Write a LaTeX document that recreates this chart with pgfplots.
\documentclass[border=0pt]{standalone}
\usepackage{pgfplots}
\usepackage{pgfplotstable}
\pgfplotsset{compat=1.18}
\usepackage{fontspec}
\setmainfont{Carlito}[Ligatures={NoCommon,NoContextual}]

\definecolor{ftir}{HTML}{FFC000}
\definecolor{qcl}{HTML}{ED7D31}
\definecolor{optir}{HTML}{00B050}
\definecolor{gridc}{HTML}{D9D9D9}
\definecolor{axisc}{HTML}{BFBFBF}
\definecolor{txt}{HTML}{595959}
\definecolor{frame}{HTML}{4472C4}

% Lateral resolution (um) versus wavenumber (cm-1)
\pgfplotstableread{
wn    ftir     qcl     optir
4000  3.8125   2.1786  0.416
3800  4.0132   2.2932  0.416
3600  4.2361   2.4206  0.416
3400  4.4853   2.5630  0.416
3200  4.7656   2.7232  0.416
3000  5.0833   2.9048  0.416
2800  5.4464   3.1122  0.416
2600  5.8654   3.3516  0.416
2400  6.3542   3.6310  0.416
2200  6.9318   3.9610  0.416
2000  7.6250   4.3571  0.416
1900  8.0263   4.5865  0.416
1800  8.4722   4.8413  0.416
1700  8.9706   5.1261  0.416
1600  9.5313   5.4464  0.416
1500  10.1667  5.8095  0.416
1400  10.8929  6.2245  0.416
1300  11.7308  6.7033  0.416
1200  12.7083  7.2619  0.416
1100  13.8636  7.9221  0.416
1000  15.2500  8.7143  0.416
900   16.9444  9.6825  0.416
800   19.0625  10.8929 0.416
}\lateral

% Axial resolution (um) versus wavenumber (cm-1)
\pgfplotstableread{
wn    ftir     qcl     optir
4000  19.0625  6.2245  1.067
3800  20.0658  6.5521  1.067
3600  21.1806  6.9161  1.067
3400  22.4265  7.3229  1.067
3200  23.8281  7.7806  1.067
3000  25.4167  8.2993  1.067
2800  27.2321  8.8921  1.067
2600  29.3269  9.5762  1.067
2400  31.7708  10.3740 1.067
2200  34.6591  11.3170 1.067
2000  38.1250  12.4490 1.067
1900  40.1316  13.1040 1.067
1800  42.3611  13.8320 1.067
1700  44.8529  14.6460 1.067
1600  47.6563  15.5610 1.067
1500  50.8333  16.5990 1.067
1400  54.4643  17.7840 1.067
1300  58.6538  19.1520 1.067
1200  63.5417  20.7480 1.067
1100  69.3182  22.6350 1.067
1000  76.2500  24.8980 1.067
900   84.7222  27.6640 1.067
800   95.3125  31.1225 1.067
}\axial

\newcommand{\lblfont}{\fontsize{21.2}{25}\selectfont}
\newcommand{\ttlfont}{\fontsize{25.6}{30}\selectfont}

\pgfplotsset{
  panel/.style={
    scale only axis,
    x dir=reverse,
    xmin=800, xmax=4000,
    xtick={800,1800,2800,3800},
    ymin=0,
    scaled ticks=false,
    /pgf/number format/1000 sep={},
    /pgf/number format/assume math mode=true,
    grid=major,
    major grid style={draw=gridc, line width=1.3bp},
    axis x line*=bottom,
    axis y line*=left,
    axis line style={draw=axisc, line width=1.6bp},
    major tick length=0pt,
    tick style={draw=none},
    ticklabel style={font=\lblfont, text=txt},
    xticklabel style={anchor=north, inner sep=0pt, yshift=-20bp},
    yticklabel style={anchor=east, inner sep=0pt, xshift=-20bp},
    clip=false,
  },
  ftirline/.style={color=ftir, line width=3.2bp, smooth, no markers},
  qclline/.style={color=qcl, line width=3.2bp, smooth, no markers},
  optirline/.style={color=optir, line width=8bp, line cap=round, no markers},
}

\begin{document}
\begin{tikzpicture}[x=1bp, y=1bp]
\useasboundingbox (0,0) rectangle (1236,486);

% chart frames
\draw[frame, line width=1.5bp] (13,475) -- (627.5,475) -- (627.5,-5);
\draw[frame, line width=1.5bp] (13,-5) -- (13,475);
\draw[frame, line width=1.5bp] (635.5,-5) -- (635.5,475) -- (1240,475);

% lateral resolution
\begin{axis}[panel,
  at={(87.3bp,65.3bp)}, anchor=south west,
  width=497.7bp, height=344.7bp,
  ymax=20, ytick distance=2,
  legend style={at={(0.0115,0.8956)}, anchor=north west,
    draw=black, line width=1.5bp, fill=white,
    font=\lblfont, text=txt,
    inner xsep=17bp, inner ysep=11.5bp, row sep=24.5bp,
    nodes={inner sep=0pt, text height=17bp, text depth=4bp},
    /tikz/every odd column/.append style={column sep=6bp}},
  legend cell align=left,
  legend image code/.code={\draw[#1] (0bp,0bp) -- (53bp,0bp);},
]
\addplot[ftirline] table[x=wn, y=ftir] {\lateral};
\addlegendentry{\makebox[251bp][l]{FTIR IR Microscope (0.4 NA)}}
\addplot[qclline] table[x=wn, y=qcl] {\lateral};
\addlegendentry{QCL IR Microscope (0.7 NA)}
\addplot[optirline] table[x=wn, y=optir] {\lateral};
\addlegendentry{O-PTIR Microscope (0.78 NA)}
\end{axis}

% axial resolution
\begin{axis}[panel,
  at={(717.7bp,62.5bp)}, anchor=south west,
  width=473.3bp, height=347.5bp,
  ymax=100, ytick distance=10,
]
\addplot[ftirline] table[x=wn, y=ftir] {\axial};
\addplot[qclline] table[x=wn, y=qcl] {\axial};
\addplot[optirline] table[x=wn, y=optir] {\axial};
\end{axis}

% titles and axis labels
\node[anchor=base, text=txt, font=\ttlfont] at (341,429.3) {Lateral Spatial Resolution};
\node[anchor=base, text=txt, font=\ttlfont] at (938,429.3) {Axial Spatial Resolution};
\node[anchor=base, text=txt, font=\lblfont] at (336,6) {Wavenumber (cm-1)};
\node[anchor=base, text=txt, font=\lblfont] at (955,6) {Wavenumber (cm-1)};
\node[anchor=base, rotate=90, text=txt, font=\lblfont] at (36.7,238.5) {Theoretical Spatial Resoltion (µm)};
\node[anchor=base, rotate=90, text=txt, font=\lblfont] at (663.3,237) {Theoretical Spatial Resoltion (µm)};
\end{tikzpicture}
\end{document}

--

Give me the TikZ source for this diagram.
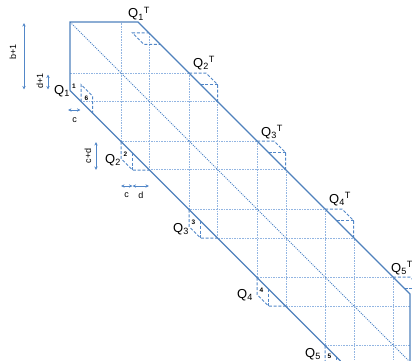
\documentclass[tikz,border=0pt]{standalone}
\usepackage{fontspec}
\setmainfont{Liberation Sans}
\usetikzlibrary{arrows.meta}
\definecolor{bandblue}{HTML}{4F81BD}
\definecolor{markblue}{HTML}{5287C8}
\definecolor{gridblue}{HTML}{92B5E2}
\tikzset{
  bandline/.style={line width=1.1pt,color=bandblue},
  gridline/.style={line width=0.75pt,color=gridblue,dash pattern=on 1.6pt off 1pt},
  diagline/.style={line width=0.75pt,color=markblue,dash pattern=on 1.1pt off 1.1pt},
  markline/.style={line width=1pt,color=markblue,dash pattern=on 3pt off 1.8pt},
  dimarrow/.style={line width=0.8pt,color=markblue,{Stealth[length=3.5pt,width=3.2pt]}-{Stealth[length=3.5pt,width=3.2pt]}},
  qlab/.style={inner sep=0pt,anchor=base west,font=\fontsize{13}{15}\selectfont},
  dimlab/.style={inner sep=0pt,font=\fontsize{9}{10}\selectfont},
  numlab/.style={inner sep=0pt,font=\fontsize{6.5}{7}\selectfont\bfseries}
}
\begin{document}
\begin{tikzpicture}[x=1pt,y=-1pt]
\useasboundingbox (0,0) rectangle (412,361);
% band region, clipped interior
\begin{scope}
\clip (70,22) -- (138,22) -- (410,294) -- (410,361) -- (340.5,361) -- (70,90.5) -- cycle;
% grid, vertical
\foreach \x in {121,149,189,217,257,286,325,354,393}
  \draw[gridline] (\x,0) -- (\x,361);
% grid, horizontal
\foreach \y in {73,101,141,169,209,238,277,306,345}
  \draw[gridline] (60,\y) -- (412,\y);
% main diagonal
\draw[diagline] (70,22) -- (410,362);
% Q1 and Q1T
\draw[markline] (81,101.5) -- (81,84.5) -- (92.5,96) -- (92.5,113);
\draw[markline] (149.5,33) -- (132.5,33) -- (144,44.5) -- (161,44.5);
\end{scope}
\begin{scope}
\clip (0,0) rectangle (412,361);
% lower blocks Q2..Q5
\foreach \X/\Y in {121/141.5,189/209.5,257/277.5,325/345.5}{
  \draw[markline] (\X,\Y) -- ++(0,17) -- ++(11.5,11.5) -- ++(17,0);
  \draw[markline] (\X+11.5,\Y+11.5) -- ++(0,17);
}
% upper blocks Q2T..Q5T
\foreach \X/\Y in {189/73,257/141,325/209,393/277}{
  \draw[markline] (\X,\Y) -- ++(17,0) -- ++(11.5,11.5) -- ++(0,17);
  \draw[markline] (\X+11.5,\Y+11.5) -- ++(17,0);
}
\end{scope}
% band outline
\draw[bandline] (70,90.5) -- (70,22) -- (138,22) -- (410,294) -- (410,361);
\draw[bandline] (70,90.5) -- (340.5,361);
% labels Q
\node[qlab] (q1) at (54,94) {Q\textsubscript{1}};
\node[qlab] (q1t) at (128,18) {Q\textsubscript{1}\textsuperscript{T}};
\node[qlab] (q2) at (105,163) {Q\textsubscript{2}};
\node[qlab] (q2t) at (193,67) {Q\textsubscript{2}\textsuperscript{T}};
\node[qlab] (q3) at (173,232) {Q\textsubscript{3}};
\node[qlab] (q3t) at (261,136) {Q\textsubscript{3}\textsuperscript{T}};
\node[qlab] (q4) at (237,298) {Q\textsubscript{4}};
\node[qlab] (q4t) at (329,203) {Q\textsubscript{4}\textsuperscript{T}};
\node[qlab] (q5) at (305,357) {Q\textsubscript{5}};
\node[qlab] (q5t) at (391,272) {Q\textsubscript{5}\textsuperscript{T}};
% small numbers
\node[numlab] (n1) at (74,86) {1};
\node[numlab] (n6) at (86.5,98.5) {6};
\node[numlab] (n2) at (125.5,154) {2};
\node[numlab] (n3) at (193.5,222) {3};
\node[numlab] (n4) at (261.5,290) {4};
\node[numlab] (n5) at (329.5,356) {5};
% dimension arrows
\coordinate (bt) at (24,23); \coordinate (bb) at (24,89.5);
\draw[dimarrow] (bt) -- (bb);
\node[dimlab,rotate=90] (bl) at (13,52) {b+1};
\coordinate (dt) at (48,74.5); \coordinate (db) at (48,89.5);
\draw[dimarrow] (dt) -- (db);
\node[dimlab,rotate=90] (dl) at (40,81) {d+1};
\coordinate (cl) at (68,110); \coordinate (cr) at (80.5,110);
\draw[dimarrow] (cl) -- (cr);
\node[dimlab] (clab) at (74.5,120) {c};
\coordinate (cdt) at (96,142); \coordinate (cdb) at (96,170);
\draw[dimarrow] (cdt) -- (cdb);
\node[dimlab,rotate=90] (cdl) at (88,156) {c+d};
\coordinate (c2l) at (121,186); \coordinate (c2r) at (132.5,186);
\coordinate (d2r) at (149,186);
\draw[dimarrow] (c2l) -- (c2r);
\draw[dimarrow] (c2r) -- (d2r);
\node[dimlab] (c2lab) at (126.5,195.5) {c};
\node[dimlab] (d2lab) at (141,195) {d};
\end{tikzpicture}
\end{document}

• **Set exercise**
Which lines contain the word "chart"? Copy each one.

• **Expected answer**
Write a LaTeX document that recreates this chart with pgfplots.
% chart frames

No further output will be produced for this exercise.